Starting A Fish Farming Business in Nigeria 2018

Elementary Aquaculture
October 2, 2018

There are quite a number of important factors that must be put into consideration before starting out a fish farming business. This is essential in order to have a smooth running business. Below are key factors to be considered;

  • Technical knowledge
  • Specie consumed (marketability)
  • Resources available
  • Location/Environment
  • Target market
  • Time and Security

Technical knowledge: Knowing what to do and when to do it is pertinent in fish farming, as a single step not done rightly and timely can negatively impact on an entire cycle of production. For prospective fish farmers, it is advisable to learn from experts in this field in order to acquire the required know-how adequately. This technical knowledge is important right to the planning stage till the cropping (harvesting) and marketing stage of the business.

Marketability: This here is another factor that must be considered as the purpose of production or manufacturing any product is the market. Before starting out, a critical assessment of the target market must be carried out to be sure the fish you about producing will be accepted and is in demand. Doing this will automatically ease the challenge you might want to encounter when it is time to crop (harvest).

Resources available: This is a factor that should go a long way in determining whatever plans you have for the proposed business. The fish business is such that feeding of fishes which covers usually 75-80% of the entire business can and should not be halt for any reason. Hence, planning according to resources available is important. A very good way to efficiently utilize the available resource is to consult with an expert with practical knowledge in fish farming.

Environment: Knowing the history of environment in terms of soil types, healthy water availability, history and accessibility of environment are all equally important before citing and starting a fish farm Having these knowledge will inform decisions on the types of pond (fish culture medium) suitable for the available environment. Not all available environments are suitable for fish farming, which might be due to different reasons.
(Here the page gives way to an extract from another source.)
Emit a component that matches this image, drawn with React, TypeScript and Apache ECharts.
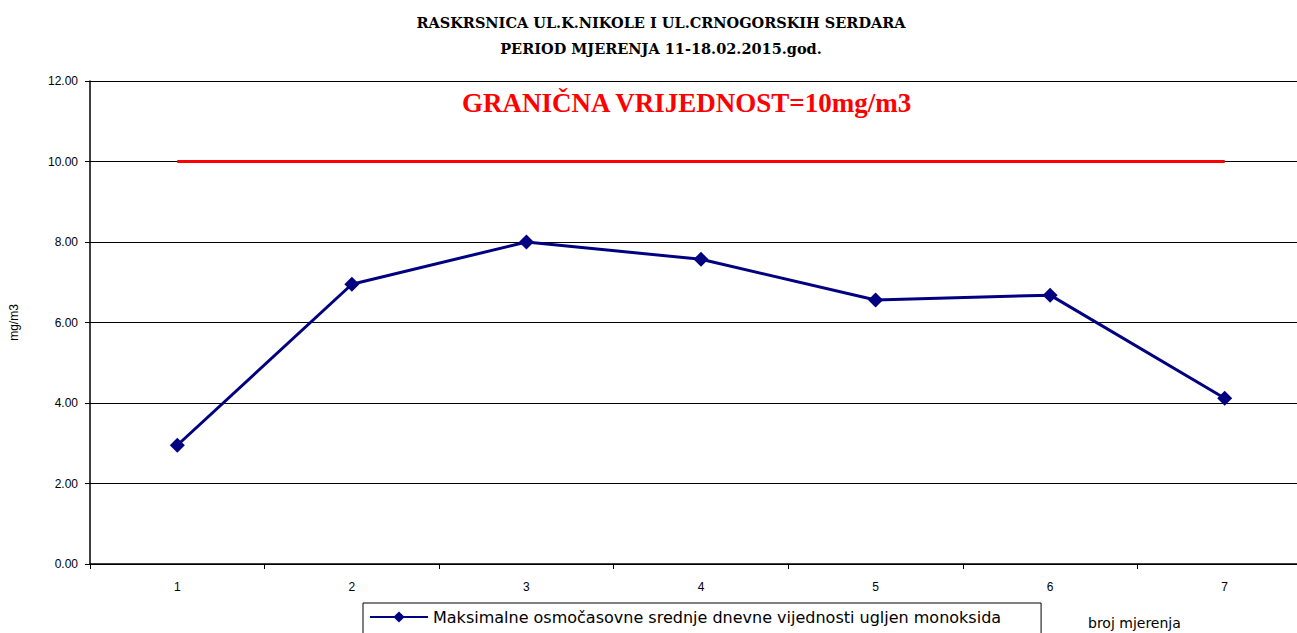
import React, { useEffect, useRef } from "react";
import * as echarts from "echarts";

const categories = ["1", "2", "3", "4", "5", "6", "7"];
const coValues = [2.95, 6.95, 8.0, 7.57, 6.56, 6.68, 4.12];
const limitValues = [10, 10, 10, 10, 10, 10, 10];
const titleLines = ["RASKRSNICA UL.K.NIKOLE I UL.CRNOGORSKIH SERDARA", "PERIOD MJERENJA 11-18.02.2015.god."];
const seriesName = "Maksimalne osmočasovne srednje dnevne vijednosti ugljen monoksida";
const limitText = "GRANIČNA VRIJEDNOST=10mg/m3";

export default function App() {
  const ref = useRef<HTMLDivElement>(null);
  useEffect(() => {
    if (!ref.current) return;
    const chart = echarts.init(ref.current, null, { renderer: "svg" });
    chart.setOption({
      animation: false,
      backgroundColor: "#ffffff",
      title: {
        text: titleLines.join("\n"),
        left: 656,
        textAlign: "center",
        top: 4,
        textStyle: {
          fontFamily: "DejaVu Serif",
          fontWeight: "bold",
          fontSize: 14.5,
          lineHeight: 26,
          color: "#000",
        },
      },
      grid: { left: 90, top: 81, right: 0, height: 483 },
      xAxis: {
        type: "category",
        data: categories,
        boundaryGap: true,
        axisLine: { lineStyle: { color: "#000", width: 1.5 } },
        axisTick: { show: true, length: 5, lineStyle: { color: "#000" } },
        axisLabel: { color: "#000", fontFamily: "Liberation Sans", fontSize: 12, margin: 17 },
      },
      yAxis: {
        type: "value",
        min: 0,
        max: 12,
        interval: 2,
        name: "mg/m3",
        nameLocation: "middle",
        nameRotate: 90,
        nameGap: 70,
        nameTextStyle: { color: "#000", fontFamily: "Liberation Sans", fontSize: 12 },
        axisLine: { show: true, lineStyle: { color: "#000", width: 1.5 } },
        axisTick: { show: true, length: 5, lineStyle: { color: "#000" } },
        axisLabel: {
          color: "#000",
          fontFamily: "Liberation Sans",
          fontSize: 12,
          margin: 12,
          formatter: (v: number) => v.toFixed(2),
        },
        splitLine: { show: true, lineStyle: { color: "#000", width: 1 } },
      },
      legend: {
        data: [{ name: seriesName }],
        left: 363,
        top: 603,
        borderColor: "#000",
        borderWidth: 1,
        padding: [6, 40, 12, 6],
        itemWidth: 58,
        itemHeight: 14,
        itemGap: 4,
        textStyle: { color: "#000", fontFamily: "DejaVu Sans", fontSize: 16 },
      },
      graphic: [
        {
          type: "text",
          left: 462,
          top: 89,
          style: {
            text: limitText,
            fill: "#ff0000",
            font: "bold 27px 'Liberation Serif'",
          },
        },
        {
          type: "text",
          left: 1088,
          top: 616,
          style: {
            text: "broj mjerenja",
            fill: "#000",
            font: "14px 'DejaVu Sans'",
          },
        },
      ],
      series: [
        {
          name: "limit",
          type: "line",
          data: limitValues,
          symbol: "none",
          lineStyle: { color: "#ff0000", width: 3 },
          itemStyle: { color: "#ff0000" },
          z: 3,
        },
        {
          name: seriesName,
          type: "line",
          data: coValues,
          symbol: "diamond",
          symbolSize: 15,
          lineStyle: { color: "#000080", width: 3 },
          itemStyle: { color: "#000080" },
          z: 4,
        },
      ],
    });
    return () => chart.dispose();
  }, []);
  return (
    <div
      ref={ref}
      style={{ position: "fixed", left: 0, top: 0, width: 1312, height: 633 }}
    />
  );
}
Soil type for instance will inform if your soil will retain water and if not, what needs to be done. Having adequate history of the proposed farm will inform if anthropogenic (human) activities in the environment will be suitable to have a fish farm located there. So, this must also be put into consideration in choosing location.

Target market: This will go a long way in informing you on the not just the type but also sizes of fishes you grow on the farm. Different markets with specific demand. For instance, the Northern and Eastern parts of  Nigeria only buy fishes big sized fishes while its entirely opposite in the Western part of Nigeria. Therefore, having your target market from the onset informs what level of production you can achieve with your available resources.
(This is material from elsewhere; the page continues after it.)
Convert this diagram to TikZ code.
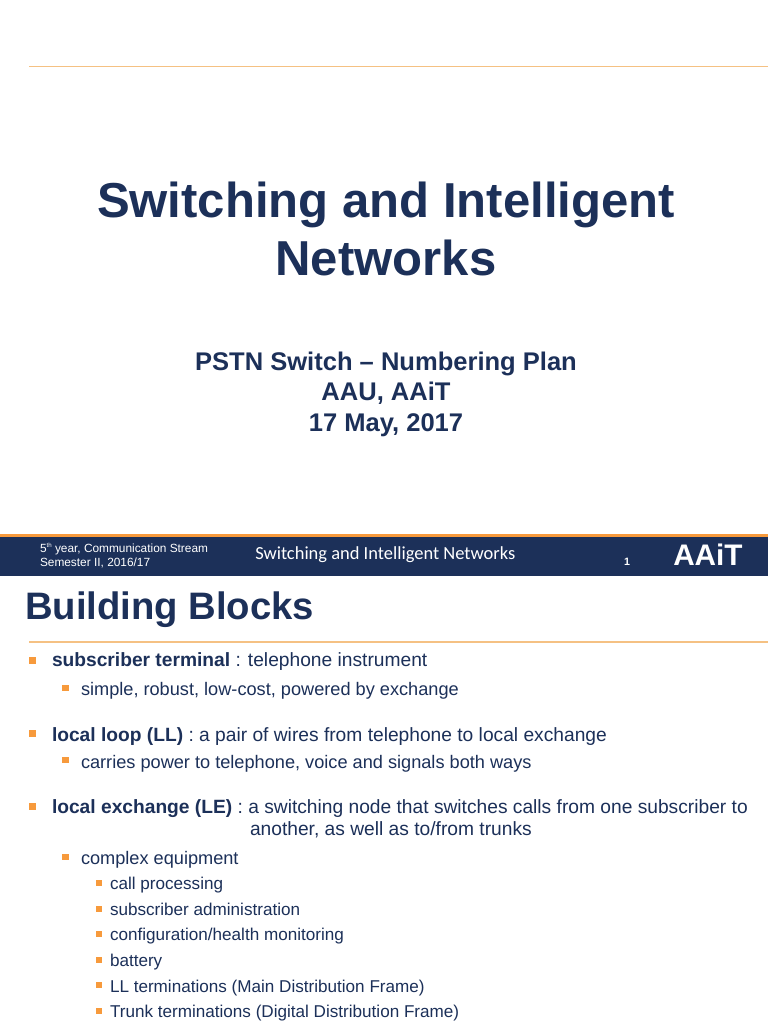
\documentclass[tikz,border=0pt]{standalone}
\usepackage{fontspec}
\setmainfont{Liberation Sans}
\newfontfamily\carl{Carlito}
\definecolor{navy}{HTML}{1C3059}
\definecolor{orangeb}{HTML}{F79A3C}
\definecolor{ruleo}{HTML}{F5C183}
\tikzset{
  txt/.style={anchor=base west,inner sep=0pt,outer sep=0pt,text=navy},
  ctr/.style={anchor=base,inner sep=0pt,outer sep=0pt,text=navy},
  ttl/.style={ctr,font=\bfseries\fontsize{36.8}{40}\selectfont},
  subt/.style={ctr,font=\bfseries\fontsize{19.15}{22}\selectfont},
  head/.style={txt,font=\bfseries\fontsize{28.7}{30}\selectfont},
  la/.style={txt,font=\fontsize{14.4}{17}\selectfont},
  lb/.style={txt,font=\fontsize{13.63}{16}\selectfont},
  lc/.style={txt,font=\fontsize{12.83}{15}\selectfont},
  foot/.style={anchor=base west,inner sep=0pt,outer sep=0pt,text=white,font=\fontsize{8.9}{10}\selectfont},
  bu/.style={fill=orangeb,draw=none},
}
\newcommand{\bula}[1]{\fill[bu] (28.5,#1-3.5) rectangle ++(7,7);}
\newcommand{\bulb}[1]{\fill[bu] (62,#1-3.5) rectangle ++(6.5,6.5);}
\newcommand{\bulc}[1]{\fill[bu] (96,#1-3) rectangle ++(5.5,5.5);}
\begin{document}
\begin{tikzpicture}[x=0.75pt,y=-0.75pt]
\useasboundingbox (0,0) rectangle (768,1024);
\fill[white] (0,0) rectangle (768,1024);
\coordinate (r1a) at (29,66.5); \coordinate (r1b) at (768,66.5);
\draw[ruleo,line width=0.8pt] (r1a) -- (r1b);
\node[ttl] (t1) at (386,217.5) {Switching and Intelligent};
\node[ttl] (t2) at (386,275.5) {Networks};
\node[subt] (s1) at (386,370.5) {PSTN Switch – Numbering Plan};
\node[subt] (s2) at (386,400.5) {AAU, AAiT};
\node[subt] (s3) at (386,431.5) {17 May, 2017};
\fill[navy] (0,537) rectangle (768,575.5);
\fill[orangeb] (0,533.5) rectangle (768,537);
\node[foot] (f1) at (40,552) {5\raisebox{0.35em}{\fontsize{4.6}{5}\selectfont th} year, Communication Stream};
\node[foot] (f2) at (40,566) {Semester II, 2016/17};
\node[anchor=base west,inner sep=0pt,text=white,font=\carl\fontsize{13.85}{15}\selectfont] (f3) at (255,559.5) {Switching and Intelligent Networks};
\node[foot,font=\bfseries\fontsize{8}{10}\selectfont] (f4) at (624,565) {1};
\node[anchor=base west,inner sep=0pt,text=white,font=\bfseries\fontsize{22.3}{24}\selectfont] (f5) at (673,565) {AAiT};
\node[head] (h) at (25,619) {Building Blocks};
\coordinate (r2a) at (29,642); \coordinate (r2b) at (768,642);
\draw[ruleo,line width=0.9pt] (r2a) -- (r2b);
\bula{660}
\node[la] (a1) at (52,666.5) {\textbf{subscriber terminal} : telephone instrument};
\bulb{688}
\node[lb] (b1) at (81,695) {simple, robust, low-cost, powered by exchange};
\bula{733}
\node[la] (a2) at (52,741) {\textbf{local loop (LL)} : a pair of wires from telephone to local exchange};
\bulb{760}
\node[lb] (b2) at (81,768) {carries power to telephone, voice and signals both ways};
\bula{806}
\node[la] (a3) at (52,813) {\textbf{local exchange (LE)} : a switching node that switches calls from one subscriber to};
\node[la] (a3b) at (250,835.5) {another, as well as to/from trunks};
\bulb{857}
\node[lb] (b3) at (81,864) {complex equipment};
\bulc{883}
\node[lc] (c1) at (110,889.5) {call processing};
\bulc{909}
\node[lc] (c2) at (110,915.5) {subscriber administration};
\bulc{934}
\node[lc] (c3) at (110,940.5) {configuration/health monitoring};
\bulc{960}
\node[lc] (c4) at (110,966) {battery};
\bulc{985}
\node[lc] (c5) at (110,992) {LL terminations (Main Distribution Frame)};
\bulc{1011}
\node[lc] (c6) at (110,1017.5) {Trunk terminations (Digital Distribution Frame)};
\end{tikzpicture}
\end{document}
Time and Security: Having time to monitor activities on the fish farm will determine about 70-88% of the success of the business. Most fish farm business particularly in Africa fails due to lack of time to properly monitor by the fish farmer/investor. Not having time is simply because we mostly do not see fish farming as a business on its own. This gives room for mismanagement and theft, which is why I included security here as a factor that must be put into consideration also. Firsthand experience has taught me without adequate time to monitor and security on the farm, the chance of breaking even is very slim in fish farming.

 

FISH FARMING IN NIGERIA

Aquaculture (fish farming) in Nigeria is a sub-sector Agriculture. It is currently still in the developmental stage from my experience. In my 10 years of practicing aquaculture in Nigeria and few West African countries like Cotonou, Togo and Ghana, I can confidently say aquaculture is still in its developmental stage. The key reason why growth in the aquaculture sub-sector is slow can be attributed mainly to lack of necessary support by the government. This explains why over 75% of aquaculture farmers still operate at a subsistence level. The remaining percentage is mostly private investors with huge amount of investment to put in the business. I started this business (Simwaaz Fisheries) in person in the year 2008 with fish seed (fingerlings) breeding and supply to different parts of the country, so I think I do know little that can be talked about fish farming in Nigeria.
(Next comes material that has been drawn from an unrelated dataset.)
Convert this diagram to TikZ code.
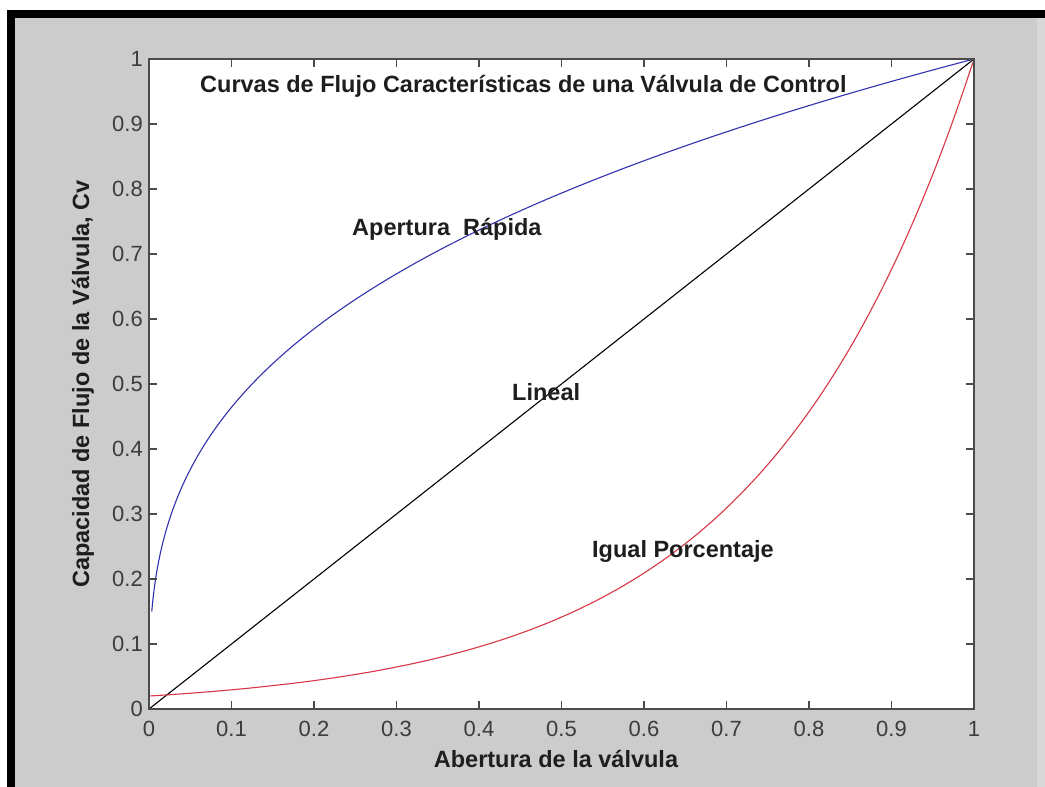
\documentclass[tikz,border=0pt]{standalone}
\usepackage{fontspec}
\setmainfont{Liberation Sans}
\begin{document}
\begin{tikzpicture}[x=1pt,y=-1pt]
\definecolor{bggray}{RGB}{204,204,204}
\definecolor{edgegray}{RGB}{216,216,216}
\definecolor{axgray}{RGB}{75,75,75}
\definecolor{tickgray}{RGB}{60,60,60}
\definecolor{txtdark}{RGB}{30,30,30}
\definecolor{cblue}{RGB}{50,50,175}
\definecolor{cred}{RGB}{215,55,70}
\tikzset{
  axisbox/.style={draw=axgray, line width=2pt},
  tickline/.style={draw=axgray, line width=1.4pt},
  ticklabel/.style={inner sep=0pt, text=tickgray, font=\fontsize{22}{25}\selectfont},
  axlab/.style={inner sep=0pt, text=txtdark, font=\bfseries\fontsize{23.5}{26}\selectfont},
  inlab/.style={inner sep=0pt, text=txtdark, font=\bfseries\fontsize{23.5}{26}\selectfont},
  curveK/.style={draw=black, line width=1.1pt},
  curveB/.style={draw=cblue, line width=1.1pt},
  curveR/.style={draw=cred, line width=1.1pt}
}
\useasboundingbox (0,0) rectangle (1045,787);
% frame and background
\fill[white] (0,0) rectangle (1045,787);
\fill[bggray] (15,18) rectangle (1045,787);
\fill[edgegray] (1037,18) rectangle (1045,787);
\fill[black] (7,10) rectangle (1045,18);
\fill[black] (7,10) rectangle (15,787);
% plot area
\fill[white] (149,59) rectangle (974,709);
% curves
\begin{scope}[shift={(149,709)}, x=825pt, y=650pt]
  \draw[curveK] (0,0) -- (1,1);
  \draw[curveR] plot[domain=0:1, samples=120, smooth] (\x,{exp((\x-1)*3.912)});
  \draw[curveB] plot[domain=0.15:1, samples=160, smooth] ({\x*\x*\x},\x);
\end{scope}
% axes box and ticks
\draw[axisbox] (149,59) rectangle (974,709);
\foreach \i in {1,...,9} {
  \draw[tickline] ({149+82.5*\i},709) -- ++(0,-8);
  \draw[tickline] ({149+82.5*\i},59) -- ++(0,8);
  \draw[tickline] (149,{709-65*\i}) -- ++(8,0);
  \draw[tickline] (974,{709-65*\i}) -- ++(-8,0);
}
% tick labels
\foreach \i/\l in {0/0,1/0.1,2/0.2,3/0.3,4/0.4,5/0.5,6/0.6,7/0.7,8/0.8,9/0.9,10/1} {
  \node[ticklabel, anchor=north] (xt\i) at ({149+82.5*\i},721) {\l};
  \node[ticklabel, anchor=east] (yt\i) at (143,{709-65*\i}) {\l};
}
% labels
\node[inlab, anchor=base west] (title) at (200,92) {Curvas de Flujo Características de una Válvula de Control};
\node[inlab, anchor=base west] (apr) at (352,235) {Apertura\ \ Rápida};
\node[inlab, anchor=base west] (lin) at (512,400) {Lineal};
\node[inlab, anchor=base west] (igu) at (592,557) {Igual Porcentaje};
\node[axlab, anchor=base] (xlab) at (556,767) {Abertura de la válvula};
\node[axlab, rotate=90, anchor=base] (ylab) at (89,384) {Capacidad de Flujo de la Válvula, Cv};
\end{tikzpicture}
\end{document}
Discussing further, fish farming in Nigeria is mainly carried out in earthen and concrete ponds depending on which suits your environment and purpose. Fish feed covers about 75% of any aquaculture investment, which happens to be one of the key hindrances to the supposed rapid growth we need in the agriculture sub-sector. Presently, we use both imported and locally manufactured fish feed in Nigeria .In the year 2016, there was a surge in the price of both imported and local fish feed brand which was a ripple effect of government policies in the country. By this, I mean foreign exchange to import both finished fish feed and raw materials (like fish meal, additives to manufacture local fish feed had to increase over 50%. Aquaculture in Nigeria is an industry given birth to without standardization, so there are no specified standard on how to go about fish farming in the country. Presently, fish farming is strongest in the South-Western part (Erinwe community, Ijebu, Ogun State) of Nigeria. However, practice has greatly increased in the Eastern and Northern part of the country. Fish species mainly cultured in Nigeria is the catfish (Clarias gariepinus) and now Tilapia (Oreochromis niloticus) is also gaining acceptance gradually, which is mostly cultured in cages (cage culture). Key part of our value addition is processing i.e. smoke catfish and tilapia.